▸ Written request: Please return exactly the run of lines that begins with the line containing "Output the component" and ends with the line containing "const FONT_SIZE = 21.5;", pictures excluded.

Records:
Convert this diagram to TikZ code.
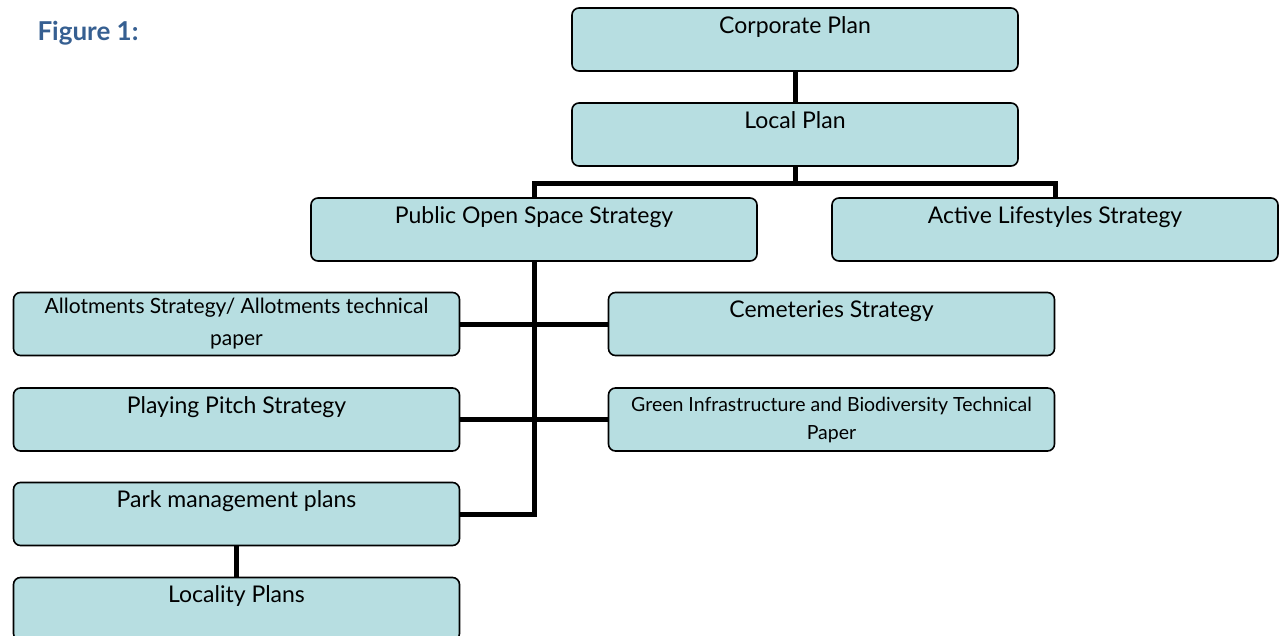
\documentclass[tikz,border=0pt]{standalone}
\usepackage{fontspec}
\setmainfont{Lato}
\definecolor{boxfill}{RGB}{183,222,225}
\definecolor{titleblue}{RGB}{54,95,145}
\begin{document}
\begin{tikzpicture}[x=1pt,y=-1pt,
  box/.style={draw=black,line width=1.6pt,fill=boxfill,rounded corners=7pt,
    minimum width=446pt,minimum height=63pt,inner sep=0pt,align=center,
    font=\fontsize{23}{29}\selectfont},
  conn/.style={line width=5pt},
]
\useasboundingbox (0,0) rectangle (1282,635);
\node[anchor=west,font=\fontsize{26}{30}\selectfont\bfseries,text=titleblue] (title) at (34,33) {Figure 1:};
\node[box] (corp) at (795,39.5) {Corporate Plan\\\mbox{}};
\node[box] (local) at (795,134.5) {Local Plan\\\mbox{}};
\node[box] (pos) at (534,229.5) {Public Open Space Strategy\\\mbox{}};
\node[box] (als) at (1055,229.5) {Active Lifestyles Strategy\\\mbox{}};
\node[box,font=\fontsize{21}{32}\selectfont] (allot) at (236.5,324) {Allotments Strategy/ Allotments technical\\paper};
\node[box] (cem) at (831.5,324) {Cemeteries Strategy\\\mbox{}};
\node[box] (pitch) at (236.5,419.5) {Playing Pitch Strategy\\\mbox{}};
\node[box,font=\fontsize{19.5}{28}\selectfont] (green) at (831.5,419.5) {Green Infrastructure and Biodiversity Technical\\Paper};
\node[box] (park) at (236.5,514) {Park management plans\\\mbox{}};
\node[box] (loc) at (236.5,609) {Locality Plans\\\mbox{}};
\coordinate (bar) at (795,183);
\coordinate (trunk) at (pos.south |- park.east);
\draw[conn] (corp.south) -- (local.north);
\draw[conn] (local.south) -- (bar);
\draw[conn] (pos.north) |- (bar) -| (als.north);
\draw[conn] (pos.south) -- (trunk) -- (park.east);
\draw[conn] (allot.east) -- (cem.west);
\draw[conn] (pitch.east) -- (green.west);
\draw[conn] (park.south) -- (loc.north);
\end{tikzpicture}
\end{document}
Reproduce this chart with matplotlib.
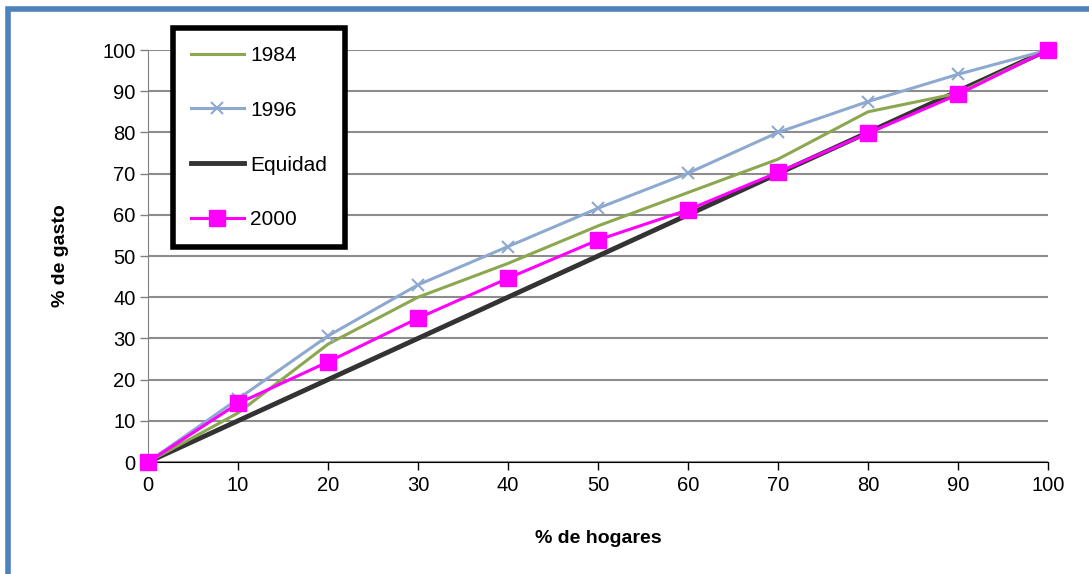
import matplotlib
matplotlib.use("Agg")
import matplotlib.pyplot as plt
from matplotlib.patches import Rectangle

plt.rcParams["font.family"] = ["Liberation Sans", "DejaVu Sans"]

# Curvas de concentración del gasto por deciles de hogares
hogares = [0, 10, 20, 30, 40, 50, 60, 70, 80, 90, 100]
gasto_1984 = [0, 11.9, 28.6, 40.0, 48.2, 57.3, 65.4, 73.5, 85.0, 89.5, 100]
gasto_1996 = [0, 15.3, 30.6, 43.0, 52.3, 61.6, 70.1, 80.0, 87.5, 94.1, 100]
equidad = [0, 10, 20, 30, 40, 50, 60, 70, 80, 90, 100]
gasto_2000 = [0, 14.2, 24.3, 34.9, 44.6, 53.9, 61.2, 70.3, 79.8, 89.2, 100]

ticks = list(range(0, 101, 10))

fig = plt.figure(figsize=(10.89, 5.74), dpi=100)
ax = fig.add_axes([148 / 1089, 1 - 462 / 574, 900 / 1089, 412 / 574])

ax.plot(hogares, gasto_1984, color="#8BA750", lw=2.2, label="1984", zorder=3)
ax.plot(hogares, gasto_1996, color="#8EA9D0", lw=2.2, marker="x", ms=9,
        mew=1.5, label="1996", zorder=3)
ax.plot(hogares, equidad, color="#333333", lw=3.5, label="Equidad", zorder=2)
ax.plot(hogares, gasto_2000, color="#FF00FF", lw=2.2, marker="s", ms=11,
        label="2000", zorder=4, clip_on=False)

ax.set_xlim(0, 100)
ax.set_ylim(0, 100)
ax.set_xticks(ticks)
ax.set_yticks(ticks)
ax.tick_params(labelsize=14.5, length=6, width=1)
ax.tick_params(axis="x", pad=4)
ax.tick_params(axis="y", pad=3, colors="#808080", labelcolor="black")
ax.yaxis.grid(True, color="#8c8c8c", lw=1.5)
ax.set_axisbelow(True)

for side in ("top", "right"):
    ax.spines[side].set_visible(False)
ax.spines["left"].set_color("#808080")
ax.spines["bottom"].set_color("black")

ax.set_xlabel("% de hogares", fontsize=14, fontweight="bold", labelpad=25)
ax.set_ylabel("% de gasto", fontsize=14, fontweight="bold", labelpad=24)

leg = ax.legend(loc="upper left", bbox_to_anchor=(25 / 900, 1.053), fontsize=15,
                handlelength=2.55, handletextpad=0.3, labelspacing=1.72,
                borderpad=0.85, borderaxespad=0, fancybox=False, framealpha=1)
leg.get_frame().set_edgecolor("black")
leg.get_frame().set_linewidth(4)

# marco azul del gráfico
fig.patches.append(Rectangle((7.5 / 1089, -0.1), 1.1, 1 - 8.5 / 574 + 0.1,
                             transform=fig.transFigure, fill=False,
                             edgecolor="#4F81BD", lw=4))

fig.savefig("out.png", dpi=100)
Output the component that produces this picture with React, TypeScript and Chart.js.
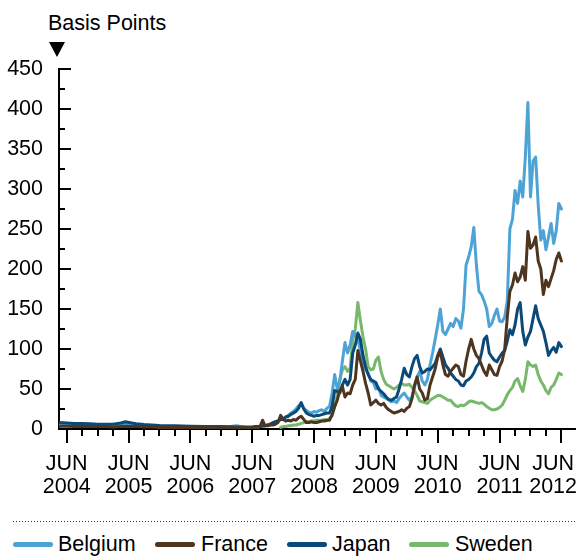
import { useEffect, useRef } from "react";
import { Chart, registerables } from "chart.js";

Chart.register(...registerables);

const FONT = '"Liberation Sans", Arial, Helvetica, sans-serif';
const FONT_SIZE = 21.5;

// Observation dates in decimal years: sparse through the quiet years, then twice a month from mid-2007.
const earlyDates = [
  2004.375, 2004.5, 2004.625, 2004.75, 2004.875, 2005.0, 2005.125, 2005.25, 2005.375, 2005.45, 2005.55,
  2005.625, 2005.75, 2005.875, 2006.0, 2006.25, 2006.5, 2006.75, 2007.0, 2007.25, 2007.4,
];
const halfMonthDates = Array.from({ length: 121 }, (_, k) => 2007.5 + k / 24);
const dates = [...earlyDates, ...halfMonthDates];

// Spreads in basis points, one value per date.
const belgium = [
  6, 6, 5.5, 5, 5, 4.5, 4.5, 4.5, 5.5, 7, 6, 5, 4.5, 4, 3.5, 3, 2.5, 2.5, 2, 4, 2,
  2, 2.5, 2, 3, 3, 4, 5, 6, 7, 9,
  10, 12, 13, 15, 17, 20, 22, 25, 29, 32,
  26, 23, 21, 20, 22, 21, 23, 24, 22, 26,
  28, 45, 68, 50, 60, 85, 108, 95, 105, 122,
  118, 112, 98, 82, 74, 70, 60, 58, 50, 52,
  42, 40, 38, 36, 34, 35, 33, 38, 42, 45,
  40, 36, 40, 52, 65, 72, 60, 55, 62, 80,
  95, 112, 130, 150, 122, 118, 125, 132, 128, 138,
  135, 126, 150, 205, 215, 228, 252, 205, 172, 168,
  160, 150, 128, 132, 142, 150, 135, 134, 140, 160,
  250, 262, 298, 282, 310, 290, 340, 408, 290, 335,
  340, 280, 236, 248, 224, 240, 257, 232, 248, 282, 275,
];

const france = [
  3.5, 3.5, 3, 3, 3, 3, 3, 2.5, 3, 3.5, 3, 3, 2.5, 2.5, 2, 2, 2, 1.5, 1.5, 1.5, 1.5,
  1.5, 2, 2, 3, 11, 4, 4, 5, 5, 6,
  8, 17, 12, 10, 11, 10, 12, 11, 14, 16,
  12, 8, 8, 9, 8, 8, 9, 10, 10, 11,
  11, 18, 28, 36, 48, 53, 40, 45, 44, 55,
  62, 98, 85, 72, 57, 45, 30, 33, 36, 32,
  30, 32, 27, 24, 22, 20, 21, 22, 24, 22,
  26, 28, 38, 55, 65, 50, 45, 36, 38, 55,
  65, 75, 90, 97, 80, 68, 66, 72, 76, 80,
  78, 68, 66, 85, 100, 112, 100, 92, 88, 80,
  72, 67, 80, 74, 68, 67, 78, 85, 100, 140,
  172, 180, 195, 184, 190, 203, 186, 247, 226, 230,
  240, 210, 200, 168, 186, 178, 188, 198, 212, 220, 210,
];

const japan = [
  8, 7.5, 7, 7, 6.5, 6, 6, 6, 7.5, 9, 7.5, 6.5, 5.5, 5, 4.5, 4, 3.5, 3, 3, 2.5, 2.5,
  2.5, 3, 3, 3, 4, 4, 5, 6, 8, 9,
  10, 12, 12, 15, 16, 18, 20, 22, 26, 33,
  25, 20, 18, 17, 16, 17, 17, 18, 19, 20,
  20, 28, 48, 47, 45, 55, 62, 55, 62, 95,
  105, 120, 112, 92, 78, 68, 62, 60, 58, 50,
  47, 44, 40, 37, 36, 38, 40, 50, 62, 76,
  68, 65, 78, 88, 92, 78, 70, 72, 75, 74,
  78, 82, 92, 100, 90, 80, 76, 70, 66, 62,
  60, 55, 54, 60, 62, 65, 70, 78, 82, 95,
  112, 116, 95, 90, 86, 84, 90, 95, 98, 110,
  124, 118, 130, 150, 158, 122, 105, 115, 122, 138,
  154, 138, 130, 122, 108, 92, 98, 102, 96, 108, 103,
];

const sweden = [
  null, null, null, null, null, null, null, null, null, null, null,
  null, null, null, null, null, null, null, null, null, null,
  null, null, null, null, null, null, null, null, null, null,
  null, 2, 3, 3, 4, 4, 5, 5, 6, 7,
  8, 9, 9, 10, 10, 11, 11, 11, 12, 11,
  13, 16, 28, 42, 62, 74, 78, 72, 76, 110,
  125, 158, 135, 115, 100, 78, 74, 75, 86, 90,
  72, 62, 56, 54, 52, 50, 52, 55, 57, 55,
  55, 56, 52, 48, 42, 35, 34, 33, 32, 36,
  38, 40, 42, 42, 40, 38, 36, 36, 32, 29,
  28, 30, 29, 31, 34, 35, 34, 33, 32, 33,
  31, 28, 26, 24, 24, 25, 27, 30, 36, 43,
  48, 52, 60, 63, 54, 47, 62, 84, 80, 78,
  80, 68, 60, 55, 48, 44, 52, 55, 62, 70, 68,
];

const seriesNames = ["Belgium", "France", "Japan", "Sweden"];
const seriesColors = ["#4ea3d6", "#4e3520", "#0b4a78", "#77b86c"];
const seriesValues = [belgium, france, japan, sweden];
// Higher number is painted first (underneath).
const seriesLayer = [2, 0, 1, 3];

const junYears = [2004, 2005, 2006, 2007, 2008, 2009, 2010, 2011, 2012];
const xMin = 2004.375;
const xMax = 2012.72;
const yMax = 450;
const yLabelStep = 50;
const yMinorStep = 25;

const W = 579;
const CANVAS_H = 510;
const PLOT_TOP = 69;
const PLOT_BOTTOM = 429;
const PLOT_LEFT = 59;

const axisMarks = {
  id: "axisMarks",
  afterDraw(chart: any) {
    const { ctx, chartArea, scales } = chart;
    const x = scales.x;
    const y = scales.y;
    ctx.save();
    ctx.strokeStyle = "#000";
    ctx.lineWidth = 2;
    ctx.lineCap = "butt";

    // value-axis ticks point into the plot
    for (let v = 0; v <= yMax; v += yMinorStep) {
      const py = Math.round(y.getPixelForValue(v));
      const len = v % yLabelStep === 0 ? 12 : 6;
      ctx.beginPath();
      ctx.moveTo(chartArea.left, py);
      ctx.lineTo(chartArea.left + len, py);
      ctx.stroke();
    }

    // quarterly time ticks hang below the axis, longer at each June
    for (let q = 0; ; q++) {
      const t = 2004.5 + q * 0.25;
      if (t > x.max) break;
      const px = Math.round(x.getPixelForValue(t));
      const len = q % 4 === 0 ? 14 : 7;
      ctx.beginPath();
      ctx.moveTo(px, chartArea.bottom);
      ctx.lineTo(px, chartArea.bottom + len);
      ctx.stroke();
    }

    ctx.fillStyle = "#000";
    ctx.font = `${FONT_SIZE}px ${FONT}`;
    ctx.textAlign = "center";
    ctx.textBaseline = "alphabetic";
    for (const yr of junYears) {
      const px = x.getPixelForValue(yr + 0.5);
      const half = Math.max(ctx.measureText("JUN").width, ctx.measureText(String(yr)).width) / 2;
      const cx = Math.min(px, chart.width - 2 - half);
      ctx.fillText("JUN", cx, chartArea.bottom + 40.5);
      ctx.fillText(String(yr), cx, chartArea.bottom + 63.5);
    }
    ctx.restore();
  },
};

export default function App() {
  const canvasRef = useRef<HTMLCanvasElement>(null);

  useEffect(() => {
    const canvas = canvasRef.current;
    if (!canvas) return;
    const chart = new Chart(canvas, {
      type: "line",
      data: {
        datasets: seriesNames.map((name, i) => ({
          label: name,
          data: dates.map((t, j) => ({ x: t, y: seriesValues[i][j] })),
          borderColor: seriesColors[i],
          backgroundColor: seriesColors[i],
          borderWidth: 3,
          pointRadius: 0,
          tension: 0,
          fill: false,
          order: seriesLayer[i],
          borderJoinStyle: "round",
          borderCapStyle: "round",
        })),
      },
      options: {
        animation: false,
        responsive: false,
        maintainAspectRatio: false,
        layout: { padding: { top: PLOT_TOP, right: W - 575, left: 0, bottom: 0 } },
        plugins: {
          legend: { display: false },
          tooltip: { enabled: false },
        },
        scales: {
          x: {
            type: "linear",
            min: xMin,
            max: xMax,
            grid: { display: true, drawOnChartArea: false, drawTicks: false, color: "rgba(0,0,0,0)" },
            border: { display: true, color: "#000", width: 2 },
            ticks: { display: false },
            afterFit: (s: any) => {
              s.height = CANVAS_H - PLOT_BOTTOM;
              s.paddingLeft = 0;
              s.paddingRight = 0;
            },
          },
          y: {
            type: "linear",
            min: 0,
            max: yMax,
            grid: { display: true, drawOnChartArea: false, drawTicks: false, color: "rgba(0,0,0,0)" },
            border: { display: true, color: "#000", width: 2 },
            ticks: {
              stepSize: yLabelStep,
              autoSkip: false,
              padding: 16,
              color: "#000",
              font: { family: FONT, size: FONT_SIZE },
            },
            afterFit: (s: any) => {
              s.width = PLOT_LEFT;
              s.paddingTop = 0;
              s.paddingBottom = 0;
            },
          },
        },
      } as any,
      plugins: [axisMarks],
    });
    return () => chart.destroy();
  }, []);

  const legendSlots = [
    { line: 13, text: 58 },
    { line: 155, text: 201 },
    { line: 287, text: 332 },
    { line: 409, text: 455 },
  ];

  return (
    <div
      style={{
        position: "absolute",
        left: 0,
        top: 0,
        width: W,
        height: 559,
        background: "#fff",
        color: "#000",
        fontFamily: FONT,
        overflow: "hidden",
      }}
    >
      <div
        style={{
          position: "absolute",
          left: 48,
          top: 13,
          fontSize: FONT_SIZE,
          lineHeight: "21px",
          whiteSpace: "nowrap",
        }}
      >
        Basis Points
      </div>
      <div
        style={{
          position: "absolute",
          left: 49,
          top: 42,
          width: 0,
          height: 0,
          borderLeft: "8.5px solid transparent",
          borderRight: "8.5px solid transparent",
          borderTop: "15px solid #000",
        }}
      />
      <canvas
        ref={canvasRef}
        width={W}
        height={CANVAS_H}
        style={{ position: "absolute", left: 0, top: 0, width: W, height: CANVAS_H }}
      />
      <div
        style={{
          position: "absolute",
          left: 13,
          top: 521,
          width: 562,
          height: 1,
          backgroundImage: "linear-gradient(to right, #333 1px, rgba(0,0,0,0) 1px)",
          backgroundSize: "3px 1px",
        }}
      />
      {seriesNames.map((name, i) => (
        <div key={name}>
          <div
            style={{
              position: "absolute",
              left: legendSlots[i].line,
              top: 541.5,
              width: 40,
              height: 5,
              borderRadius: 2.5,
              background: seriesColors[i],
            }}
          />
          <div
            style={{
              position: "absolute",
              left: legendSlots[i].text,
              top: 534,
              fontSize: FONT_SIZE,
              lineHeight: "21px",
              whiteSpace: "nowrap",
            }}
          >
            {name}
          </div>
        </div>
      ))}
    </div>
  );
}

▸ Finished exercise:
Output the component that produces this picture with React, TypeScript and Chart.js.
import { useEffect, useRef } from "react";
import { Chart, registerables } from "chart.js";

Chart.register(...registerables);

const FONT = '"Liberation Sans", Arial, Helvetica, sans-serif';
const FONT_SIZE = 21.5;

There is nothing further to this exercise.